Higher fuel excise tax pushed



posted July 17, 2016 at 11:57 pm by Gabrielle H. Binaday

The Finance Department will likely push through with a plan to increase the excise tax on fuel products amid the slump in global oil prices.
Finance Secretary Carlos Dominguez III told reporters it was about time to adjust petroleum taxes following the soft oil prices in the world market. 
“Besides, now is the time to do it, because the price [of fuel] is low,” Dominguez said. 
The DoF is studying several proposals to raise fuel taxes. 
“We have to [adjust], because [the last adjustment] was set in 1997. It’s P4.50, something like that since then. P4.50 then [is] not worth as P4.50 right now. So we have to adjust it, at least to index it,” he said. 
Petroleum products are taxed in varying rates, ranging from an exemption to P4.50 per liter.
The government has not made any upward adjustment in excise tax rates since 1997 and they have been fixed in nominal terms, reduced or eliminated.
Earlier, former Finance Secretary Cesar Purisima recommended a Comprehensive Tax Reform Program that ncluded an increase in excise tax on gas, diesel and other oil products. 
Purisima noted that the proposal might generate around P132 billion in revenues. 
Purisima’s proposal would generate additional revenues of P132 billion if the current excise tax on gasoline was raised to P10 per liter and that of diesel to P6 a liter. 

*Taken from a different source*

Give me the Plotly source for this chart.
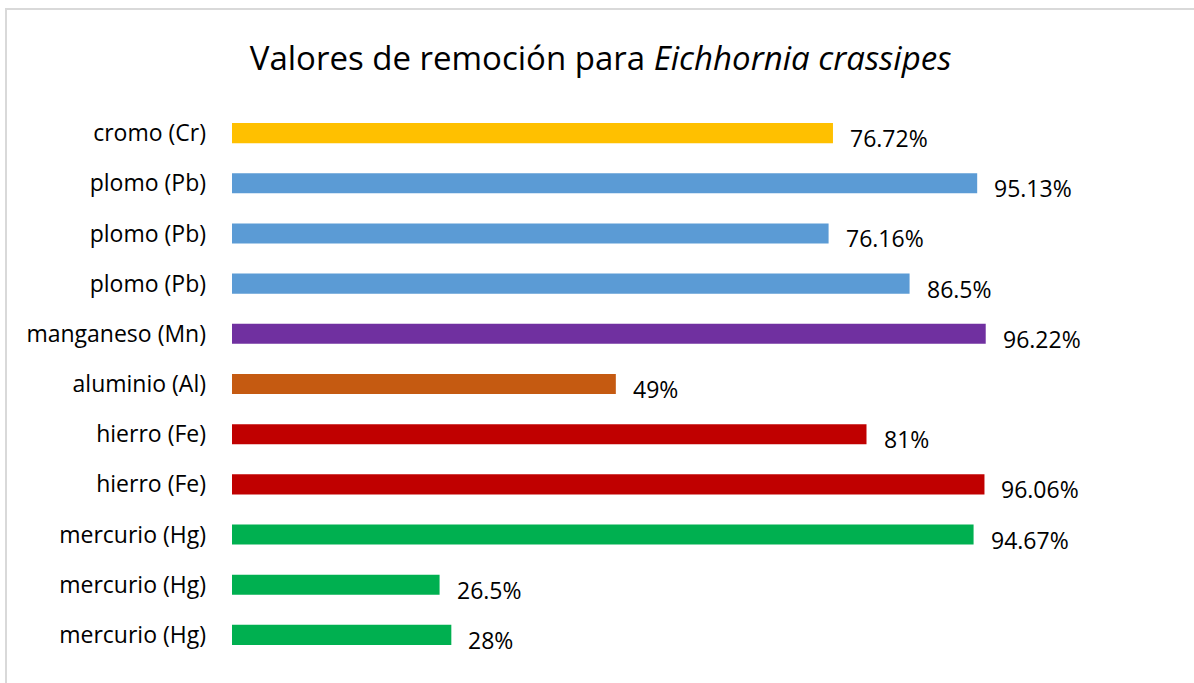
import plotly.graph_objects as go

metals = ["cromo (Cr)", "plomo (Pb)", "plomo (Pb)", "plomo (Pb)", "manganeso (Mn)",
          "aluminio (Al)", "hierro (Fe)", "hierro (Fe)", "mercurio (Hg)",
          "mercurio (Hg)", "mercurio (Hg)"]
removal = [76.72, 95.13, 76.16, 86.5, 96.22, 49, 81, 96.06, 94.67, 26.5, 28]
value_labels = ["76.72%", "95.13%", "76.16%", "86.5%", "96.22%", "49%", "81%",
                "96.06%", "94.67%", "26.5%", "28%"]

metal_colors = {
    "cromo": "#FFC000",
    "plomo": "#5B9BD5",
    "manganeso": "#7030A0",
    "aluminio": "#C55A11",
    "hierro": "#C00000",
    "mercurio": "#00B050",
}

font_family = "Open Sans, Calibri, sans-serif"
positions = list(range(len(metals)))  # duplicated names need their own slot
colors = [metal_colors[m.split(" ")[0]] for m in metals]

fig = go.Figure(go.Bar(
    x=removal,
    y=positions,
    orientation="h",
    width=0.4,
    marker=dict(color=colors, line=dict(width=0)),
    hoverinfo="skip",
))

# percentage labels sit right of each bar, a little below its centre
for pos, val, txt in zip(positions, removal, value_labels):
    fig.add_annotation(
        x=val, y=pos, text=txt, showarrow=False,
        xanchor="left", yanchor="middle", xshift=15, yshift=-5,
        font=dict(family=font_family, size=23, color="#000000"),
    )

fig.update_layout(
    width=1194, height=683,
    margin=dict(l=232, r=22, t=108, b=23),
    paper_bgcolor="white",
    plot_bgcolor="white",
    showlegend=False,
    title=dict(
        text="Valores de remoción para <i>Eichhornia crassipes</i>",
        x=0.503, xanchor="center", y=0.915, yanchor="middle",
        font=dict(family=font_family, size=33, color="#000000"),
    ),
    xaxis=dict(range=[0, 120], visible=False),
    yaxis=dict(
        range=[len(metals) - 0.5, -0.5],
        tickmode="array", tickvals=positions, ticktext=metals,
        showgrid=False, zeroline=False, showline=False, ticks="",
        ticklabelstandoff=25,
        tickfont=dict(family=font_family, size=23, color="#000000"),
    ),
    shapes=[dict(
        type="rect", xref="paper", yref="paper",
        x0=-226 / 940, x1=1.1, y0=-0.2, y1=1 + 99 / 552,
        line=dict(color="#D9D9D9", width=2), fillcolor="rgba(0,0,0,0)",
    )],
)

# drop the default page margin so the figure sits at the window's corner
fig.write_html("out.html", config={"displayModeBar": False},
               post_script="document.body.style.margin='0';")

Purisima said the P10 per liter rate was derived by indexing the existing excise tax rate of gasoline of P4.35/liter by cumulative inflation factor of 2.37 (1997-2014) and applying the same amount of increase (P5.96) to diesel. 
“For simplicity and administrative ease, the P5.96 was rounded off to P6,” Purisima said. 
His proposal calls for the indexing of the excise tax by 4 percent every year. 
The same recommendation called for a subsidy if global crude oil prices reached over $90 per barrel.